# Work required
Word for word, restate every line of the material.

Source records
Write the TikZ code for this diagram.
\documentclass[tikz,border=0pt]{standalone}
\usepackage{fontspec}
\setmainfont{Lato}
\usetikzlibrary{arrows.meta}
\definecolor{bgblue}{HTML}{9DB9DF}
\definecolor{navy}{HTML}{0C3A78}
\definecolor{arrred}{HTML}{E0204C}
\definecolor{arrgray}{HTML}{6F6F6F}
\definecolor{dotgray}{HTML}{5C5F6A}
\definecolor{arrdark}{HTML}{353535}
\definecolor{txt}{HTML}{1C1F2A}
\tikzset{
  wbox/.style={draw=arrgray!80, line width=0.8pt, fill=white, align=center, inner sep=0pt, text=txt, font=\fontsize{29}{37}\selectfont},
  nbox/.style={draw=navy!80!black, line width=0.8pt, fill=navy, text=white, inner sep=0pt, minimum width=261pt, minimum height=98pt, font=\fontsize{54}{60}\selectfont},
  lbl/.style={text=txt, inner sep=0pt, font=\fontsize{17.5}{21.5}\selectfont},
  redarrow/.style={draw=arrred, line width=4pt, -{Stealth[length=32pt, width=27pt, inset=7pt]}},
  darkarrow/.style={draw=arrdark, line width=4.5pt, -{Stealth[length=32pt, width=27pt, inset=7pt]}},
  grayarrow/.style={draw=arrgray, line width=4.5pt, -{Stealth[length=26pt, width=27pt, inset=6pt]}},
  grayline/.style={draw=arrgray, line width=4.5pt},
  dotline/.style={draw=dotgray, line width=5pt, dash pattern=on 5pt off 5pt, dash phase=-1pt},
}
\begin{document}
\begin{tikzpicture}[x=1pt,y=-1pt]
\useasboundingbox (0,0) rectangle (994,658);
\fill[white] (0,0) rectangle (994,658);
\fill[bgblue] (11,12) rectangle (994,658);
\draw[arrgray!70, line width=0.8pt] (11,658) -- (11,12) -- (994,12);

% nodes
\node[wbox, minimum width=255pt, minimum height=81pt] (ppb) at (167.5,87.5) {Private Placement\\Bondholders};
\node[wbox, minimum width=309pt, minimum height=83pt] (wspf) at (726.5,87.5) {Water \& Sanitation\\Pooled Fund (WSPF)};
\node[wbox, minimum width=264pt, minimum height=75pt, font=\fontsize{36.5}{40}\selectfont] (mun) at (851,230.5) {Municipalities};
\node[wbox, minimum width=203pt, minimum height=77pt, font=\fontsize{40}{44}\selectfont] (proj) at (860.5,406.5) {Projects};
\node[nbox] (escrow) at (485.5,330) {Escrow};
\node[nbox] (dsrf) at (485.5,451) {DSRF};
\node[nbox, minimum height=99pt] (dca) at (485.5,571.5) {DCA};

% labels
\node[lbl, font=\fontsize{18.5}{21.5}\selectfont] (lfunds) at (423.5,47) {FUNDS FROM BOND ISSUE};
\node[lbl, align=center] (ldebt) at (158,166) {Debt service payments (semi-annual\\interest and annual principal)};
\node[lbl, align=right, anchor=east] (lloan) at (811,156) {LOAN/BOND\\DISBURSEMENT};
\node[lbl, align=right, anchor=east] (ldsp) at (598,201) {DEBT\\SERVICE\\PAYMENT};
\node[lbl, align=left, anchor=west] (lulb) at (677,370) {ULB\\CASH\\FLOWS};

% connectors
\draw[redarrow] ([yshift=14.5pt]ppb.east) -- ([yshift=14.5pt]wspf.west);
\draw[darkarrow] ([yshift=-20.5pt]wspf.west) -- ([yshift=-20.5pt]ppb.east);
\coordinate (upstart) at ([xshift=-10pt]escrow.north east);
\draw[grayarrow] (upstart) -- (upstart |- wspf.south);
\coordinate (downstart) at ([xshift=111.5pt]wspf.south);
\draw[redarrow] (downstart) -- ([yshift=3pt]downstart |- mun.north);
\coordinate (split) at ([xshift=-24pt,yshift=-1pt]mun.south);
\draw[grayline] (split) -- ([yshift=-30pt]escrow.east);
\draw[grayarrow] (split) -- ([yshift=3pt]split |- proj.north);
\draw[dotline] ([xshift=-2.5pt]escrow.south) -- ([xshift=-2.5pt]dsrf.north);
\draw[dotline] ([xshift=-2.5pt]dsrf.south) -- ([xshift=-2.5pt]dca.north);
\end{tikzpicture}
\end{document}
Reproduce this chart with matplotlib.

# Output
Write the TikZ code for this diagram.
\documentclass[tikz,border=0pt]{standalone}
\usepackage{fontspec}
\setmainfont{Lato}
\usetikzlibrary{arrows.meta}
\definecolor{bgblue}{HTML}{9DB9DF}
\definecolor{navy}{HTML}{0C3A78}
\definecolor{arrred}{HTML}{E0204C}
\definecolor{arrgray}{HTML}{6F6F6F}
\definecolor{dotgray}{HTML}{5C5F6A}
\definecolor{arrdark}{HTML}{353535}
\definecolor{txt}{HTML}{1C1F2A}
\tikzset{
  wbox/.style={draw=arrgray!80, line width=0.8pt, fill=white, align=center, inner sep=0pt, text=txt, font=\fontsize{29}{37}\selectfont},
  nbox/.style={draw=navy!80!black, line width=0.8pt, fill=navy, text=white, inner sep=0pt, minimum width=261pt, minimum height=98pt, font=\fontsize{54}{60}\selectfont},
  lbl/.style={text=txt, inner sep=0pt, font=\fontsize{17.5}{21.5}\selectfont},
  redarrow/.style={draw=arrred, line width=4pt, -{Stealth[length=32pt, width=27pt, inset=7pt]}},
  darkarrow/.style={draw=arrdark, line width=4.5pt, -{Stealth[length=32pt, width=27pt, inset=7pt]}},
  grayarrow/.style={draw=arrgray, line width=4.5pt, -{Stealth[length=26pt, width=27pt, inset=6pt]}},
  grayline/.style={draw=arrgray, line width=4.5pt},
  dotline/.style={draw=dotgray, line width=5pt, dash pattern=on 5pt off 5pt, dash phase=-1pt},
}
\begin{document}
\begin{tikzpicture}[x=1pt,y=-1pt]
\useasboundingbox (0,0) rectangle (994,658);
\fill[white] (0,0) rectangle (994,658);
\fill[bgblue] (11,12) rectangle (994,658);
\draw[arrgray!70, line width=0.8pt] (11,658) -- (11,12) -- (994,12);

% nodes
\node[wbox, minimum width=255pt, minimum height=81pt] (ppb) at (167.5,87.5) {Private Placement\\Bondholders};
\node[wbox, minimum width=309pt, minimum height=83pt] (wspf) at (726.5,87.5) {Water \& Sanitation\\Pooled Fund (WSPF)};
\node[wbox, minimum width=264pt, minimum height=75pt, font=\fontsize{36.5}{40}\selectfont] (mun) at (851,230.5) {Municipalities};
\node[wbox, minimum width=203pt, minimum height=77pt, font=\fontsize{40}{44}\selectfont] (proj) at (860.5,406.5) {Projects};
\node[nbox] (escrow) at (485.5,330) {Escrow};
\node[nbox] (dsrf) at (485.5,451) {DSRF};
\node[nbox, minimum height=99pt] (dca) at (485.5,571.5) {DCA};

% labels
\node[lbl, font=\fontsize{18.5}{21.5}\selectfont] (lfunds) at (423.5,47) {FUNDS FROM BOND ISSUE};
\node[lbl, align=center] (ldebt) at (158,166) {Debt service payments (semi-annual\\interest and annual principal)};
\node[lbl, align=right, anchor=east] (lloan) at (811,156) {LOAN/BOND\\DISBURSEMENT};
\node[lbl, align=right, anchor=east] (ldsp) at (598,201) {DEBT\\SERVICE\\PAYMENT};
\node[lbl, align=left, anchor=west] (lulb) at (677,370) {ULB\\CASH\\FLOWS};

% connectors
\draw[redarrow] ([yshift=14.5pt]ppb.east) -- ([yshift=14.5pt]wspf.west);
\draw[darkarrow] ([yshift=-20.5pt]wspf.west) -- ([yshift=-20.5pt]ppb.east);
\coordinate (upstart) at ([xshift=-10pt]escrow.north east);
\draw[grayarrow] (upstart) -- (upstart |- wspf.south);
\coordinate (downstart) at ([xshift=111.5pt]wspf.south);
\draw[redarrow] (downstart) -- ([yshift=3pt]downstart |- mun.north);
\coordinate (split) at ([xshift=-24pt,yshift=-1pt]mun.south);
\draw[grayline] (split) -- ([yshift=-30pt]escrow.east);
\draw[grayarrow] (split) -- ([yshift=3pt]split |- proj.north);
\draw[dotline] ([xshift=-2.5pt]escrow.south) -- ([xshift=-2.5pt]dsrf.north);
\draw[dotline] ([xshift=-2.5pt]dsrf.south) -- ([xshift=-2.5pt]dca.north);
\end{tikzpicture}
\end{document}
Reproduce this chart with matplotlib.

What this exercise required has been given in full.